Appeal by the defendant from a judgment of the Supreme Court, Nassau County (Robbins, J.), rendered June 15, 2010, convicting him of robbery in the second degree and assault in the third degree, upon a jury verdict, and imposing sentence. The appeal brings up for review the denial, after a hearing pursuant to a stipulation in lieu of motions, of the suppression of identification evidence.
Ordered that the judgment is affirmed.
The defendant’s challenge to the Supreme Court’s Sandoval ruling (see People v Sandoval, 34 NY2d 371 [1974]) is without merit. The Supreme Court struck an appropriate balance between the probative value of the defendant’s prior crimes on the issue of his credibility and the possible prejudice to the defendant, and the defendant failed to sustain his burden of dem*752onstrating that the prejudicial effect of the evidence of his prior convictions so outweighed its probative worth that its exclusion was warranted (see People v Seymour, 77 AD3d 976, 978-979 [2010]; People v Myron, 28 AD3d 681, 683 [2006], cert denied 549 US 1326 [2007]).
Furthermore, the recording of the complainant’s call to the 911 emergency number was properly admitted into evidence under the present sense impression exception to the hearsay rule, since it contained the caller’s statements concerning his observations of the defendant, made contemporaneously with those observations (see People v Buie, 86 NY2d 501, 508 [1995]; People v Bradley, 73 AD3d 1198, 1198 [2010]; People v Carr, 277 AD2d 246 [2000]). Thus, the admission of the recording did not constitute improper bolstering (see People v Buie, 86 NY2d at 509; People v Bradley, 73 AD3d at 1198-1199). Moreover, contrary to the defendant’s contention, the recording was properly authenticated, and the People established a proper foundation for the admission of the recording into evidence through the complainant’s testimony (see People v Ely, 68 NY2d 520, 527 [1986]; People v Hampton, 64 AD3d 872, 875 [2009]).

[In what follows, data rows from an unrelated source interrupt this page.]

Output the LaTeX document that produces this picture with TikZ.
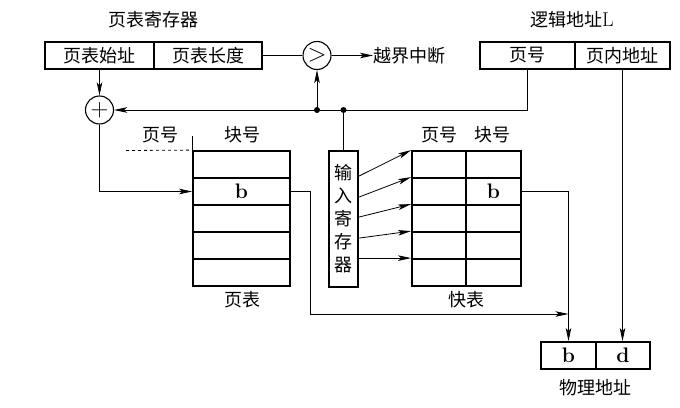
\documentclass[tikz,border=0pt]{standalone}
\usepackage{fontspec}
\newfontfamily\cjk{Noto Sans CJK SC}
\usetikzlibrary{arrows.meta}
\newcommand\latn[1]{{\rmfamily\bfseries\fontsize{21}{22}\selectfont #1}}
\begin{document}
\begin{tikzpicture}[x=1pt,y=-1pt,
  every node/.style={font=\cjk\fontsize{18}{20}\selectfont, inner sep=0pt},
  box/.style={draw, line width=1.8pt, minimum height=27pt},
  cell/.style={draw, line width=1.8pt, minimum height=27pt},
  circ/.style={draw, circle, line width=1.1pt, minimum size=28pt},
  conn/.style={line width=0.8pt},
  arr/.style={conn, -{Stealth[length=13pt,width=5.5pt,inset=3pt]}},
  dot/.style={circle, fill, minimum size=6pt}
]
\useasboundingbox (0,0) rectangle (680,407);
% page table register
\node[box, minimum width=109pt] (ptr1) at (99.5,55.5) {页表始址};
\node[box, minimum width=108pt] (ptr2) at (208,55.5) {页表长度};
\node (lptr) at (153,20) {页表寄存器};
% comparator
\node[circ] (cmp) at (317,55.5) {\fontsize{24}{24}\selectfont$>$};
\node[anchor=west] (intr) at (373,55.5) {越界中断};
% logical address
\node[box, minimum width=95pt] (la1) at (527.5,55.5) {页号};
\node[box, minimum width=95pt] (la2) at (622.5,55.5) {页内地址};
\node (lla) at (572,20) {逻辑地址{\rmfamily\fontsize{20}{20}\selectfont L}};
% adder
\node[circ] (add) at (99.5,110) {\fontsize{24}{24}\selectfont$+$};
% junctions
\node[dot] (j1) at (317,110) {};
\node[dot] (j2) at (343.5,110) {};
% page table
\foreach \i/\y in {1/164.5,2/191.5,3/218.5,4/245.5,5/272.5}{
  \node[cell, minimum width=97pt] (pt\i) at (241.5,\y) {};
}
\node at (pt2) {\latn{b}};
\node (pth1) at (160,135) {页号};
\node (pth2) at (242,135) {块号};
\node (ptl) at (242,300) {页表};
% input register
\node[box, minimum width=29pt, minimum height=136pt, align=center,
  font=\cjk\fontsize{18}{23}\selectfont] (inreg) at (343.5,219) {输\\入\\寄\\存\\器};
% fast table
\foreach \i/\y in {1/164.5,2/191.5,3/218.5,4/245.5,5/272.5}{
  \node[cell, minimum width=54pt] (fa\i) at (439,\y) {};
  \node[cell, minimum width=55pt] (fb\i) at (493.5,\y) {};
}
\node at (fb2) {\latn{b}};
\node (fth1) at (439,135) {页号};
\node (fth2) at (492,135) {块号};
\node (ftl) at (466,300) {快表};
% physical address
\node[box, minimum width=55pt] (pa1) at (568.5,355.5) {\latn{b}};
\node[box, minimum width=54pt] (pa2) at (623,355.5) {\latn{d}};
\node (lpa) at (595,388) {物理地址};
% connectors
\draw[conn] (ptr2.east) -- (cmp.west);
\draw[arr] (cmp.east) -- (intr.west);
\draw[arr] (ptr1.south) -- (add.north);
\draw[arr] (la1.south) |- (add.east);
\draw[arr] (j1.center) -- (cmp.south);
\draw[conn] (j2.center) -- (inreg.north);
\draw[arr] (add.south) |- (pt2.west);
\draw[conn, dashed] (126,150.5) -- (pt1.north west);
\draw[conn] (pt1.north west) -- ++(0,-14);
\coordinate (mj) at (568.5,314);
\draw[arr] (pt2.east) -- ++(19,0) |- (mj);
\draw[arr] (fb2.east) -| (pa1.north);
\draw[arr] (la2.south) -- (la2.south |- pa2.north);
\draw[arr] ([yshift=-26pt]inreg.north east) -- (fa1.north west);
\draw[arr] ([yshift=-47pt]inreg.north east) -- (fa2.north west);
\draw[arr] ([yshift=-67pt]inreg.north east) -- (fa3.north west);
\draw[arr] ([yshift=-88pt]inreg.north east) -- (fa4.north west);
\draw[arr] ([yshift=-108pt]inreg.north east) -- (fa5.north west);
\end{tikzpicture}
\end{document}
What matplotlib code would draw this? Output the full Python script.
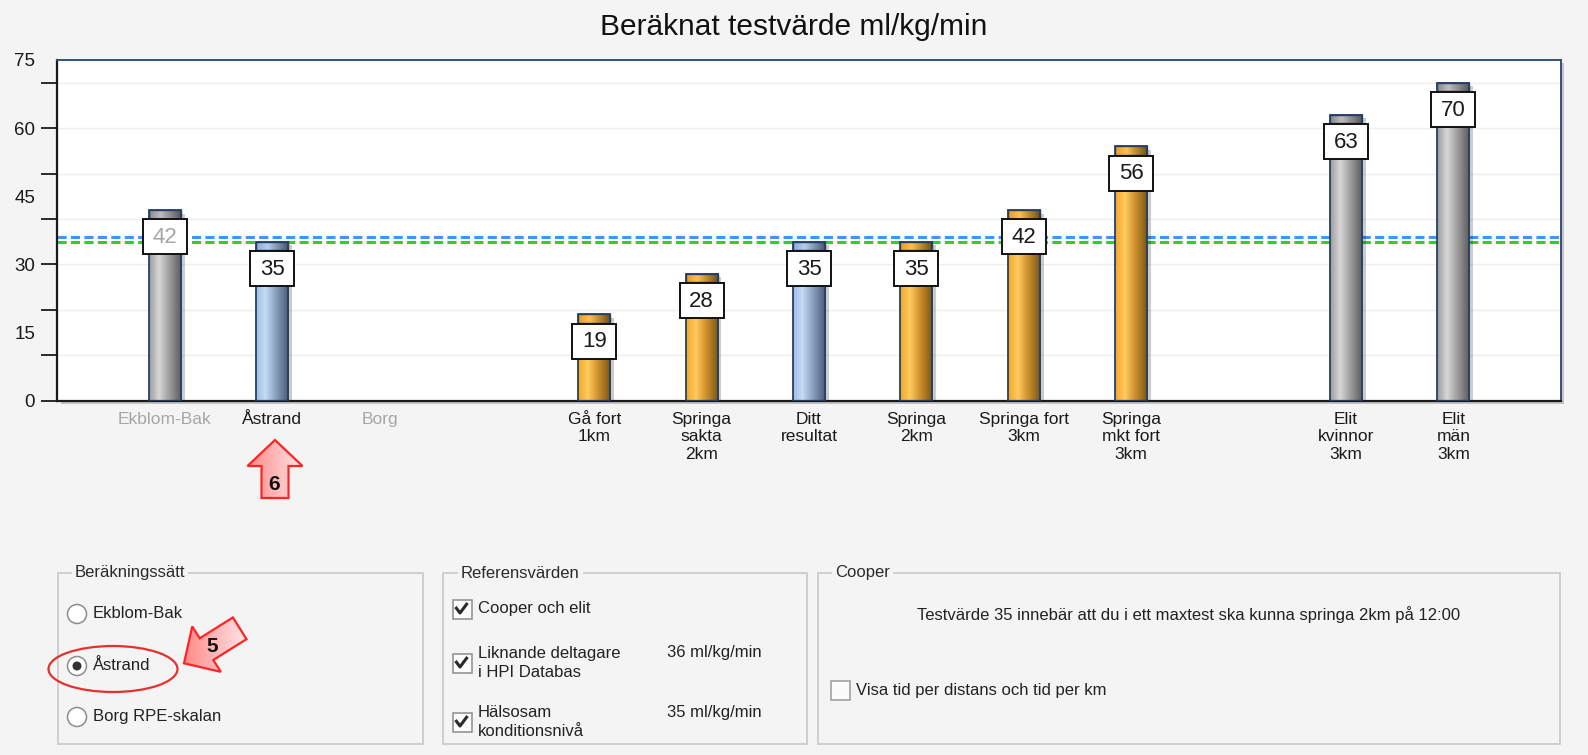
import numpy as np
import matplotlib
matplotlib.use('Agg')
import matplotlib.pyplot as plt
from matplotlib.patches import Rectangle, Polygon, Ellipse, Circle
from matplotlib.colors import LinearSegmentedColormap
from matplotlib.transforms import Affine2D, ScaledTranslation

plt.rcParams['font.family'] = ['Liberation Sans', 'DejaVu Sans']

title = 'Beräknat testvärde ml/kg/min'
categories = ['Ekblom-Bak', 'Åstrand', 'Borg', 'Gå fort\n1km', 'Springa\nsakta\n2km',
              'Ditt\nresultat', 'Springa\n2km', 'Springa fort\n3km', 'Springa\nmkt fort\n3km',
              'Elit\nkvinnor\n3km', 'Elit\nmän\n3km']
slots = [0, 1, 2, 4, 5, 6, 7, 8, 9, 11, 12]
values = [42, 35, 0, 19, 28, 35, 35, 42, 56, 63, 70]
kinds = ['grey', 'blue', 'grey', 'orange', 'orange', 'blue', 'orange', 'orange', 'orange', 'grey', 'grey']
dimmed = ['Ekblom-Bak', 'Borg']
hpi_value = 36
healthy_value = 35
y_labels = [0, 15, 30, 45, 60, 75]
y_marks = [0, 10, 20, 30, 40, 50, 60, 70]

radio_labels = ['Ekblom-Bak', 'Åstrand', 'Borg RPE-skalan']
radio_selected = 'Åstrand'
check_labels = ['Cooper och elit', 'Liknande deltagare\ni HPI Databas', 'Hälsosam\nkonditionsnivå']
check_values = ['', '36 ml/kg/min', '35 ml/kg/min']
cooper_text = 'Testvärde 35 innebär att du i ett maxtest ska kunna springa 2km på 12:00'
cooper_check = 'Visa tid per distans och tid per km'

bg = '#f4f4f4'
grey_txt = '#a6a6a6'
dark = '#1a1a1a'

# cylinder-ish gradients for the bars
cmaps = {
    'grey': LinearSegmentedColormap.from_list('g', [(0, '#9c9c9c'), (0.3, '#d8d8d8'), (0.55, '#aaaaaa'), (1, '#5a5a5a')]),
    'blue': LinearSegmentedColormap.from_list('b', [(0, '#9fbde6'), (0.28, '#c6dbf5'), (0.55, '#92aaca'), (1, '#4a5a72')]),
    'orange': LinearSegmentedColormap.from_list('o', [(0, '#f3a628'), (0.3, '#ffcb5e'), (0.55, '#d99b36'), (1, '#7a5410')]),
}
cap_cmaps = {
    'grey': LinearSegmentedColormap.from_list('gc', [(0, '#8a8a8a'), (0.35, '#bdbdbd'), (1, '#555555')]),
    'blue': LinearSegmentedColormap.from_list('bc', [(0, '#8eaad4'), (0.35, '#b6ccec'), (1, '#44536a')]),
    'orange': LinearSegmentedColormap.from_list('oc', [(0, '#e99c20'), (0.35, '#fcc050'), (1, '#6e4c0e')]),
}
pink = LinearSegmentedColormap.from_list('p', ['#ff8a8a', '#ffe4e4'])
grad = np.linspace(0, 1, 64).reshape(1, -1)

fig = plt.figure(figsize=(15.88, 7.55), dpi=100, facecolor=bg)

# overlay in pixel coordinates for the form controls
ui = fig.add_axes([0, 0, 1, 1], zorder=0)
ui.set_facecolor('none')
ui.axis('off')

ax = fig.add_axes([57.3 / 1588, 1 - 400.7 / 755, (1560.7 - 57.3) / 1588, (400.7 - 60) / 755], zorder=1)
ax.set_facecolor('white')
ax.set_xlim(-1, 13)
ax.set_ylim(0, 75)

# ---- chart ----
for v in y_marks[1:]:
    ax.axhline(v, color='#eeeeee', lw=1, zorder=0.5)
ax.axhline(hpi_value, color='#3b97ff', lw=2.2, ls=(0, (3, 1.4)), zorder=1)
ax.axhline(healthy_value, color='#3cc63c', lw=2.2, ls=(0, (3, 1.4)), zorder=1)

w = 0.30
cap = 1.9
for s, v, k, name in zip(slots, values, kinds, categories):
    if v <= 0:
        continue
    x0 = s - w / 2
    ax.add_patch(Rectangle((x0 + 0.035, 0), w, v - 0.8, facecolor='black', alpha=0.2, lw=0, zorder=1.8))
    ax.imshow(grad, extent=[x0, x0 + w, 0, v], aspect='auto', cmap=cmaps[k], interpolation='bilinear', zorder=2)
    ax.imshow(grad, extent=[x0, x0 + w, v - cap, v], aspect='auto', cmap=cap_cmaps[k], interpolation='bilinear', zorder=2.1)
    ax.add_patch(Rectangle((x0, 0), w, v, fill=False, edgecolor='#24406a', lw=1.3, zorder=3))
    ax.add_patch(Rectangle((x0, v - cap), w, cap, fill=False, edgecolor='#24406a', lw=1.0, zorder=3))
    # value box: fixed pixel size, hung just below the bar top
    anchor = Affine2D() + ScaledTranslation(s, v, ax.transData)
    ax.add_patch(Rectangle((-22, -44.5), 44, 35, transform=anchor, fc='white', ec='#111111', lw=1.4, zorder=4))
    ax.annotate(f'{v}', (s, v), xytext=(0, -27.5), textcoords='offset pixels', ha='center', va='center',
                fontsize=16, color=grey_txt if name in dimmed else dark, zorder=5)

ax.set_xlim(-1, 13)
ax.set_ylim(0, 75)
ax.set_aspect('auto')

for side in ['left', 'bottom']:
    ax.spines[side].set_color(dark)
    ax.spines[side].set_linewidth(1.6)
for side in ['top', 'right']:
    ax.spines[side].set_color('#34507a')
    ax.spines[side].set_linewidth(1.4)

ax.yaxis.remove_overlapping_locs = False
ax.set_yticks(y_marks)
ax.set_yticklabels([])
ax.tick_params(axis='y', which='major', length=11.5, width=1.3, color=dark)
ax.set_yticks(y_labels, minor=True)
ax.set_yticklabels([str(v) for v in y_labels], minor=True)
ax.tick_params(axis='y', which='minor', length=0, pad=16, labelsize=13.5, labelcolor=dark)

ax.set_xticks(slots)
ax.set_xticklabels(categories, fontsize=12.5, linespacing=1.2)
ax.tick_params(axis='x', length=0, pad=8)
for lbl in ax.get_xticklabels():
    lbl.set_color(grey_txt if lbl.get_text() in dimmed else dark)

# ---- form around the chart ----
ui.text(794, 35, title, ha='center', va='baseline', fontsize=21.5, color='#111111')
ui.add_patch(Rectangle((60.5, 63), 1503, 341, fc='#c4c4c4', ec='none', zorder=0))

frames = [(58, 573, 423, 744, 'Beräkningssätt', 75),
          (443, 573, 807, 744, 'Referensvärden', 461),
          (818, 573, 1560, 744, 'Cooper', 835)]
for x0, y0, x1, y1, name, tx in frames:
    ui.add_patch(Rectangle((x0, y0), x1 - x0, y1 - y0, fill=False, ec='#c8c8c8', lw=1.2))
    ui.text(tx, y0, name, ha='left', va='center', fontsize=12, color='#2a2a2a',
            bbox=dict(fc=bg, ec='none', pad=2))

for label, y in zip(radio_labels, [614, 666, 717]):
    ui.add_patch(Circle((77, y), 9.5, fc='white', ec='#8c8c8c', lw=1.1))
    if label == radio_selected:
        ui.add_patch(Circle((77, y), 4.5, fc='#333333', ec='none'))
    ui.text(93, y, label, ha='left', va='center', fontsize=12, color='#222222')

for label, val, y in zip(check_labels, check_values, [609, 663, 722]):
    ui.add_patch(Rectangle((452.5, y - 9.5), 19, 19, fc='#fbfbfb', ec='#8c8c8c', lw=1.1))
    ui.plot([455.5, 460, 467.5], [y - 2, y + 4, y - 6], color='#2a2a2a', lw=2.2, solid_capstyle='butt')
    ui.text(478, y, label, ha='left', va='center', fontsize=12, color='#222222', linespacing=1.3)
    if val:
        ui.text(667, y - 10, val, ha='left', va='center', fontsize=12, color='#222222')

ui.text(1189, 615, cooper_text, ha='center', va='center', fontsize=12, color='#222222')
ui.add_patch(Rectangle((830.5, 680.5), 19, 19, fc='#fbfbfb', ec='#9a9a9a', lw=1.1))
ui.text(856, 690, cooper_check, ha='left', va='center', fontsize=12, color='#222222')

ui.add_patch(Ellipse((113, 669), 129, 46, fill=False, ec='#e53030', lw=1.6, zorder=5))


def block_arrow(tail, tip, shaft_w, head_w, head_l, label, label_xy):
    tail = np.array(tail, float)
    tip = np.array(tip, float)
    u = (tip - tail) / np.linalg.norm(tip - tail)
    n = np.array([-u[1], u[0]])
    base = tip - u * head_l
    pts = [tail + n * shaft_w / 2, base + n * shaft_w / 2, base + n * head_w / 2, tip,
           base - n * head_w / 2, base - n * shaft_w / 2, tail - n * shaft_w / 2]
    pts = np.array(pts)
    poly = Polygon(pts, closed=True, fc='none', ec='#ff2424', lw=1.6, zorder=6)
    ui.add_patch(poly)
    im = ui.imshow(grad, extent=[pts[:, 0].min(), pts[:, 0].max(), pts[:, 1].max(), pts[:, 1].min()],
                   aspect='auto', cmap=pink, interpolation='bilinear', zorder=5)
    im.set_clip_path(poly)
    ui.text(label_xy[0], label_xy[1], label, ha='center', va='center', fontsize=15,
            fontweight='bold', color='#111111', zorder=7)


block_arrow((275, 498), (275, 440), 27, 55, 26, '6', (274, 484))
block_arrow((239.7, 628.3), (184, 663.3), 25.6, 53.6, 26.6, '5', (212, 647))

ui.set_xlim(0, 1588)
ui.set_ylim(755, 0)

fig.savefig('out.png', dpi=100, facecolor=bg)
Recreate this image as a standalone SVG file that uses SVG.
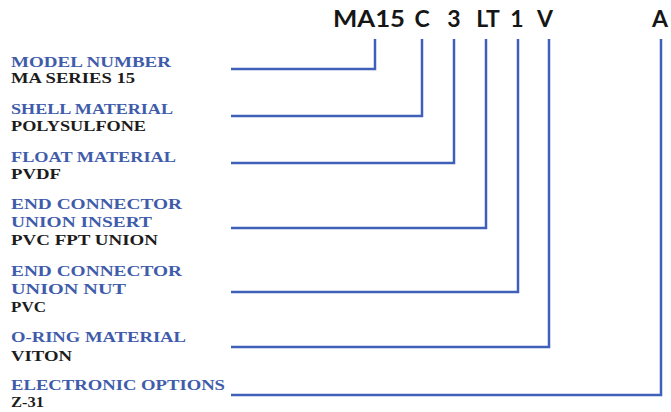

The sentence imposed was not excessive (see People v Suitte, 90 AD2d 80 [1982]).
There is no merit to the defendant’s contention, raised in his pro se supplemental brief, that the Supreme Court erred in not suppressing a showup identification and in-court identification by the complainant (see People v Benjamin, 2 AD3d 740, 741 [2003]; People v Bazelias, 220 AD2d 443 [1995]).
The defendant’s remaining contentions raised in his pro se supplemental brief are unpreserved for appellate review and, in any event, without merit. Mastro, A.P.J., Skelos, Florio and Hall, JJ., concur.